GIVEN EXERCISE
Only the lines from the beginning of the entries through the one with "37.8, 34.2, 35.5]" should be written out, please, exactly and without any pictures.

[Plotting code records]
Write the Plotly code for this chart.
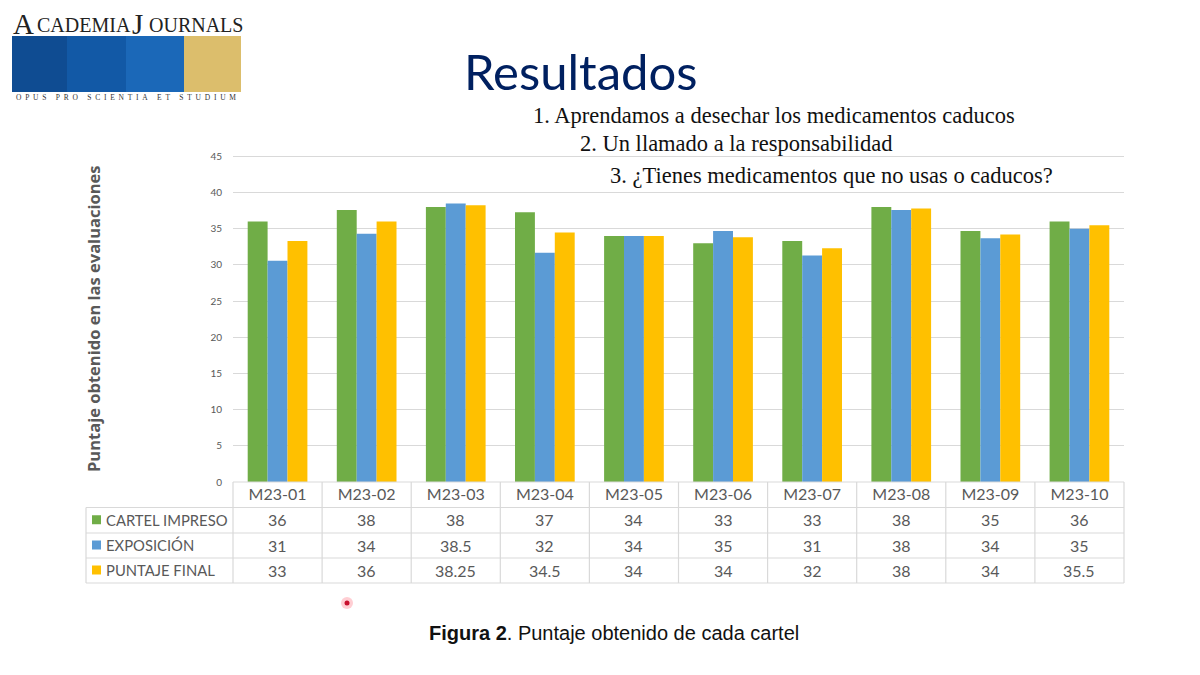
import plotly.graph_objects as go

carteles = ['M23-01', 'M23-02', 'M23-03', 'M23-04', 'M23-05', 'M23-06', 'M23-07', 'M23-08', 'M23-09', 'M23-10']

# bar heights as drawn
impreso = [36, 37.6, 38, 37.3, 34, 33, 33.3, 38, 34.7, 36]
exposicion = [30.6, 34.3, 38.5, 31.7, 34, 34.7, 31.3, 37.6, 33.7, 35]
final = [33.3, 36, 38.25, 34.5, 34, 33.85, 32.3, 37.8, 34.2, 35.5]

# numbers printed in the table under the chart
tabla_impreso = ['36', '38', '38', '37', '34', '33', '33', '38', '35', '36']
tabla_exposicion = ['31', '34', '38.5', '32', '34', '35', '31', '38', '34', '35']
tabla_final = ['33', '36', '38.25', '34.5', '34', '34', '32', '38', '34', '35.5']

series_names = ['CARTEL IMPRESO', 'EXPOSICIÓN', 'PUNTAJE FINAL']
series_colors = ['#70AD47', '#5B9BD5', '#FFC000']
y_ticks = [0, 5, 10, 15, 20, 25, 30, 35, 40, 45]
temas = ['1. Aprendamos a desechar los medicamentos caducos',
         '2. Un llamado a la responsabilidad',
         '3. ¿Tienes medicamentos que no usas o caducos?']

W, H = 1200, 675
PAGE_MARGIN = 8  # default body margin of the html page
LEFT, RIGHT, TOP, BOTTOM = 233, 1124, 154.3, 482
GRID = '#D9D9D9'
TEXT = '#595959'


def px(x):
    return (x - PAGE_MARGIN) / W


def py(y):
    return 1 - (y - PAGE_MARGIN) / H


fig = go.Figure()
for name, values, color in zip(series_names, [impreso, exposicion, final], series_colors):
    fig.add_trace(go.Bar(x=carteles, y=values, name=name, marker_color=color, marker_line_width=0))

shapes = []
annotations = []


def rect(x0, y0, x1, y1, color):
    shapes.append(dict(type='rect', xref='paper', yref='paper', x0=px(x0), x1=px(x1),
                       y0=py(y0), y1=py(y1), fillcolor=color, line_width=0, layer='above'))


def line(x0, y0, x1, y1):
    shapes.append(dict(type='line', xref='paper', yref='paper', x0=px(x0), x1=px(x1),
                       y0=py(y0), y1=py(y1), line=dict(color=GRID, width=1.2), layer='above'))


def text(x, y, s, size, color=TEXT, family='Lato', anchor='center', angle=0):
    annotations.append(dict(x=px(x), y=py(y), xref='paper', yref='paper', text=s, showarrow=False,
                            xanchor=anchor, yanchor='middle', textangle=angle,
                            font=dict(size=size, color=color, family=family)))


# data table under the axis
row_lines = [482, 507.5, 533, 558, 583]
col_w = (RIGHT - LEFT) / len(carteles)
line(LEFT, row_lines[0], RIGHT, row_lines[0])
for y in row_lines[1:]:
    line(86, y, RIGHT, y)
line(86, row_lines[1], 86, row_lines[-1])
for i in range(len(carteles) + 1):
    line(LEFT + i * col_w, row_lines[0], LEFT + i * col_w, row_lines[-1])

for r, (name, color, cells) in enumerate(zip(series_names, series_colors,
                                             [tabla_impreso, tabla_exposicion, tabla_final])):
    yc = (row_lines[r + 1] + row_lines[r + 2]) / 2
    rect(92, yc - 5, 101, yc + 4, color)
    text(104, yc - 0.5, name, 14.8, anchor='left')
    for i, cell in enumerate(cells):
        text(LEFT + (i + 0.5) * col_w, yc - 0.5, cell, 16)

# logo
rect(12, 36, 67, 92, '#0F4C92')
rect(67, 36, 126, 92, '#1259A6')
rect(126, 36, 184, 92, '#1B68B8')
rect(184, 36, 241, 92, '#DCBE6C')
text(11, 24, 'A', 29, color='#222222', family='Liberation Serif', anchor='left')
text(35, 25, 'CADEMIA', 20, color='#222222', family='Liberation Serif', anchor='left')
text(130, 24, 'J', 29, color='#222222', family='Liberation Serif', anchor='left')
text(147, 25, 'OURNALS', 20, color='#222222', family='Liberation Serif', anchor='left')
opus = '\u00a0' * 5
opus = opus.join('\u00a0\u00a0'.join(word) for word in ['OPUS', 'PRO', 'SCIENTIA', 'ET', 'STUDIUM'])
text(126, 97.5, opus, 7.5, color='#333333', family='Liberation Serif')

# slide text
text(580, 71, 'Resultados', 49, color='#002060')
text(531, 115.5, temas[0], 22.5, color='#111111', family='Liberation Serif', anchor='left')
text(578, 143.5, temas[1], 22.5, color='#111111', family='Liberation Serif', anchor='left')
text(608, 175.5, temas[2], 22.5, color='#111111', family='Liberation Serif', anchor='left')
text(94, 319, '<b>Puntaje obtenido en las evaluaciones</b>', 16.5, angle=-90, family='Open Sans')
text(614, 632.5, '<b>Figura 2</b>. Puntaje obtenido de cada cartel', 20, color='#111111',
     family='Liberation Sans')

# red pointer dot
shapes.append(dict(type='circle', xref='paper', yref='paper', x0=px(341), x1=px(353), y0=py(609), y1=py(597),
                   fillcolor='rgba(255,60,80,0.25)', line_width=0, layer='above'))
shapes.append(dict(type='circle', xref='paper', yref='paper', x0=px(344.5), x1=px(349.5), y0=py(605.5), y1=py(600.5),
                   fillcolor='#C8102E', line_width=0, layer='above'))

fig.update_layout(
    width=W, height=H,
    margin=dict(l=0, r=0, t=0, b=0, pad=0, autoexpand=False),
    paper_bgcolor='white', plot_bgcolor='white',
    barmode='group', bargap=0.33, bargroupgap=0,
    showlegend=False,
    shapes=shapes, annotations=annotations,
    font=dict(family='Lato', color=TEXT),
    xaxis=dict(domain=[px(LEFT), px(RIGHT)], showgrid=False, showline=False, ticks='',
               tickfont=dict(size=16, color=TEXT), anchor='y', ticklabelstandoff=1),
    yaxis=dict(domain=[py(BOTTOM), py(TOP)], range=[0, 45.3], tickvals=y_ticks, gridcolor=GRID, gridwidth=1.2,
               showline=False, zeroline=False, ticks='', tickfont=dict(size=10, color=TEXT),
               ticklabelstandoff=10),
)

fig.write_html("out.html")
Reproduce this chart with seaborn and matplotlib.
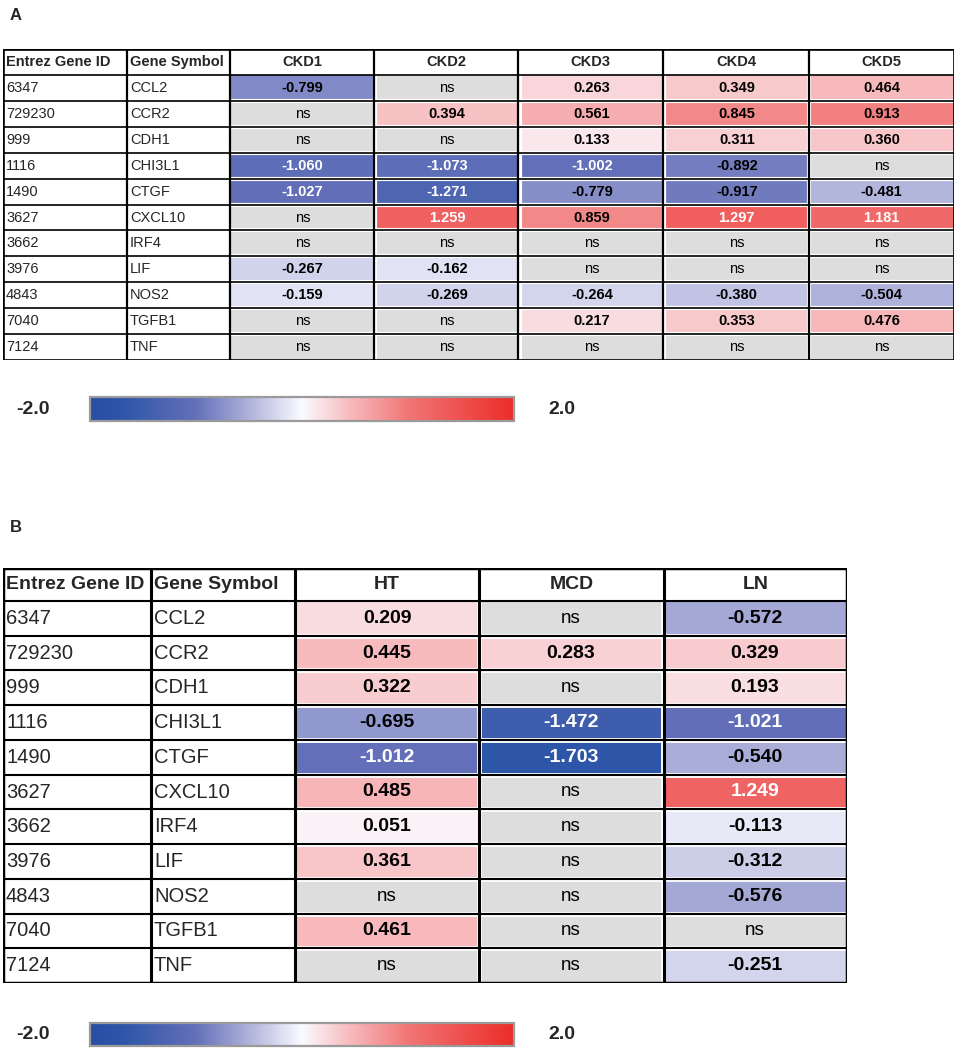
"""
Gene expression fold-change tables (CKD stages and glomerular diseases)
drawn as seaborn heatmaps with table-style framing.
"""

import numpy as np
import pandas as pd
import matplotlib
matplotlib.use("Agg")
import matplotlib.pyplot as plt
import seaborn as sns
from matplotlib.colors import LinearSegmentedColormap, Normalize
from matplotlib.cm import ScalarMappable

sns.set_style("white")

FONT = ["Liberation Sans", "DejaVu Sans"]
plt.rcParams["font.family"] = FONT

# ---- data -----------------------------------------------------------------
gene_ids = ["6347", "729230", "999", "1116", "1490", "3627",
            "3662", "3976", "4843", "7040", "7124"]
gene_symbols = ["CCL2", "CCR2", "CDH1", "CHI3L1", "CTGF", "CXCL10",
                "IRF4", "LIF", "NOS2", "TGFB1", "TNF"]

ckd_stages = ["CKD1", "CKD2", "CKD3", "CKD4", "CKD5"]
ckd1 = [-0.799, np.nan, np.nan, -1.060, -1.027, np.nan, np.nan, -0.267, -0.159, np.nan, np.nan]
ckd2 = [np.nan, 0.394, np.nan, -1.073, -1.271, 1.259, np.nan, -0.162, -0.269, np.nan, np.nan]
ckd3 = [0.263, 0.561, 0.133, -1.002, -0.779, 0.859, np.nan, np.nan, -0.264, 0.217, np.nan]
ckd4 = [0.349, 0.845, 0.311, -0.892, -0.917, 1.297, np.nan, np.nan, -0.380, 0.353, np.nan]
ckd5 = [0.464, 0.913, 0.360, np.nan, -0.481, 1.181, np.nan, np.nan, -0.504, 0.476, np.nan]

diseases = ["HT", "MCD", "LN"]
ht = [0.209, 0.445, 0.322, -0.695, -1.012, 0.485, 0.051, 0.361, np.nan, 0.461, np.nan]
mcd = [np.nan, 0.283, np.nan, -1.472, -1.703, np.nan, np.nan, np.nan, np.nan, np.nan, np.nan]
ln = [-0.572, 0.329, 0.193, -1.021, -0.540, 1.249, -0.113, -0.312, -0.576, np.nan, -0.251]

ckd_df = pd.DataFrame(dict(zip(ckd_stages, [ckd1, ckd2, ckd3, ckd4, ckd5])), index=gene_symbols)
dis_df = pd.DataFrame(dict(zip(diseases, [ht, mcd, ln])), index=gene_symbols)

# ---- colours --------------------------------------------------------------
VMIN, VMAX = -2.0, 2.0
cmap_nodes = [
    (-2.0, (40, 78, 165)),
    (-1.7, (45, 85, 168)),
    (-1.0, (100, 112, 185)),
    (-0.5, (175, 178, 218)),
    (0.0, (250, 250, 255)),
    (0.5, (247, 180, 182)),
    (1.0, (242, 118, 118)),
    (1.3, (240, 95, 95)),
    (2.0, (235, 45, 40)),
]
cmap = LinearSegmentedColormap.from_list(
    "bwr_excel",
    [((v - VMIN) / (VMAX - VMIN), tuple(c / 255 for c in rgb)) for v, rgb in cmap_nodes],
)
norm = Normalize(VMIN, VMAX)
NS_GREY = "#dddddd"

W, H = 957, 1050
fig = plt.figure(figsize=(W / 100, H / 100), dpi=100)


def px_rect(x0, y0, x1, y1):
    """Pixel box (top-left origin) -> figure fraction rect."""
    return [x0 / W, 1 - y1 / H, (x1 - x0) / W, (y1 - y0) / H]


def draw_table(df, col_edges, y_top, y_head, y_bot, head_size, left_size,
               val_size, ns_size, black_v, black_h, white_lw):
    n_rows = len(df)
    x_left, x_sym, x_val = col_edges[0], col_edges[1], col_edges[2]
    x_right = col_edges[-1]

    # heatmap of the value columns
    ax_h = fig.add_axes(px_rect(x_val, y_head, x_right, y_bot))
    sns.heatmap(df, ax=ax_h, cmap=cmap, vmin=VMIN, vmax=VMAX, cbar=False,
                xticklabels=False, yticklabels=False, linewidths=0)
    ax_h.set_facecolor(NS_GREY)
    for k in range(1, n_rows):
        ax_h.axhline(k, color="white", lw=white_lw)
    for k in range(1, df.shape[1]):
        ax_h.axvline(k, color="white", lw=white_lw)
    for i in range(n_rows):
        for j in range(df.shape[1]):
            v = df.iat[i, j]
            if np.isnan(v):
                ax_h.text(j + 0.5, i + 0.5, "ns", ha="center", va="center",
                          fontsize=ns_size, color="black")
            else:
                ax_h.text(j + 0.5, i + 0.5, f"{v:.3f}", ha="center", va="center",
                          fontsize=val_size, fontweight="bold",
                          color="white" if abs(v) >= 1.0 else "black")

    # frame axes in pixel coordinates for grid lines and text columns
    ax_f = fig.add_axes(px_rect(x_left, y_top, x_right, y_bot))
    ax_f.set_xlim(x_left, x_right)
    ax_f.set_ylim(y_bot, y_top)
    ax_f.axis("off")

    row_edges = np.concatenate([[y_top], np.linspace(y_head, y_bot, n_rows + 1)])
    for y in row_edges[1:-1]:
        ax_f.plot([x_left, x_right], [y, y], color="black", lw=black_h, solid_capstyle="butt")
    for x in col_edges[1:-1]:
        ax_f.plot([x, x], [y_top, y_bot], color="black", lw=black_v, solid_capstyle="butt")
    ax_f.plot([x_left, x_right, x_right, x_left, x_left],
              [y_top, y_top, y_bot, y_bot, y_top], color="black", lw=black_v + 0.3,
              solid_joinstyle="miter")

    pad = 3
    head_y = (y_top + y_head) / 2
    ax_f.text(x_left + pad, head_y, "Entrez Gene ID", ha="left", va="center",
              fontsize=head_size, fontweight="bold")
    ax_f.text(x_sym + pad, head_y, "Gene Symbol", ha="left", va="center",
              fontsize=head_size, fontweight="bold")
    for j, name in enumerate(df.columns):
        xc = (col_edges[2 + j] + col_edges[3 + j]) / 2
        ax_f.text(xc, head_y, name, ha="center", va="center",
                  fontsize=head_size, fontweight="bold")
    centers = (row_edges[1:-1] + row_edges[2:]) / 2
    for gid, sym, yc in zip(gene_ids, df.index, centers):
        ax_f.text(x_left + pad, yc, gid, ha="left", va="center", fontsize=left_size)
        ax_f.text(x_sym + pad, yc, sym, ha="left", va="center", fontsize=left_size)


def draw_colorbar(y0, y1, size):
    cax = fig.add_axes(px_rect(90, y0, 514, y1))
    cb = fig.colorbar(ScalarMappable(norm=norm, cmap=cmap), cax=cax, orientation="horizontal")
    cb.set_ticks([])
    cb.outline.set_edgecolor("#9a9a9a")
    cb.outline.set_linewidth(1.6)
    yc = 1 - (y0 + y1) / 2 / H
    fig.text(33 / W, yc, "-2.0", ha="center", va="center", fontsize=size, fontweight="bold")
    fig.text(562 / W, yc, "2.0", ha="center", va="center", fontsize=size, fontweight="bold")


# ---- panel A --------------------------------------------------------------
fig.text(10 / W, 1 - 15 / H, "A", ha="left", va="center", fontsize=12, fontweight="bold")
draw_table(ckd_df, [3, 127, 230, 374, 518, 663, 809, 954], 49, 75, 360,
           head_size=10.5, left_size=10.5, val_size=10.5, ns_size=10.5,
           black_v=1.6, black_h=1.2, white_lw=3.0)
draw_colorbar(397, 421, 14)

# ---- panel B --------------------------------------------------------------
fig.text(10 / W, 1 - 527 / H, "B", ha="left", va="center", fontsize=12, fontweight="bold")
draw_table(dis_df, [3, 151, 295, 479, 664, 847], 568, 601, 983,
           head_size=14, left_size=14.5, val_size=14, ns_size=13.5,
           black_v=2.2, black_h=1.5, white_lw=3.5)
draw_colorbar(1023, 1046, 14)

fig.savefig("out.png", dpi=100)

FINISHED ANSWER
Write the Plotly code for this chart.
import plotly.graph_objects as go

carteles = ['M23-01', 'M23-02', 'M23-03', 'M23-04', 'M23-05', 'M23-06', 'M23-07', 'M23-08', 'M23-09', 'M23-10']

# bar heights as drawn
impreso = [36, 37.6, 38, 37.3, 34, 33, 33.3, 38, 34.7, 36]
exposicion = [30.6, 34.3, 38.5, 31.7, 34, 34.7, 31.3, 37.6, 33.7, 35]
final = [33.3, 36, 38.25, 34.5, 34, 33.85, 32.3, 37.8, 34.2, 35.5]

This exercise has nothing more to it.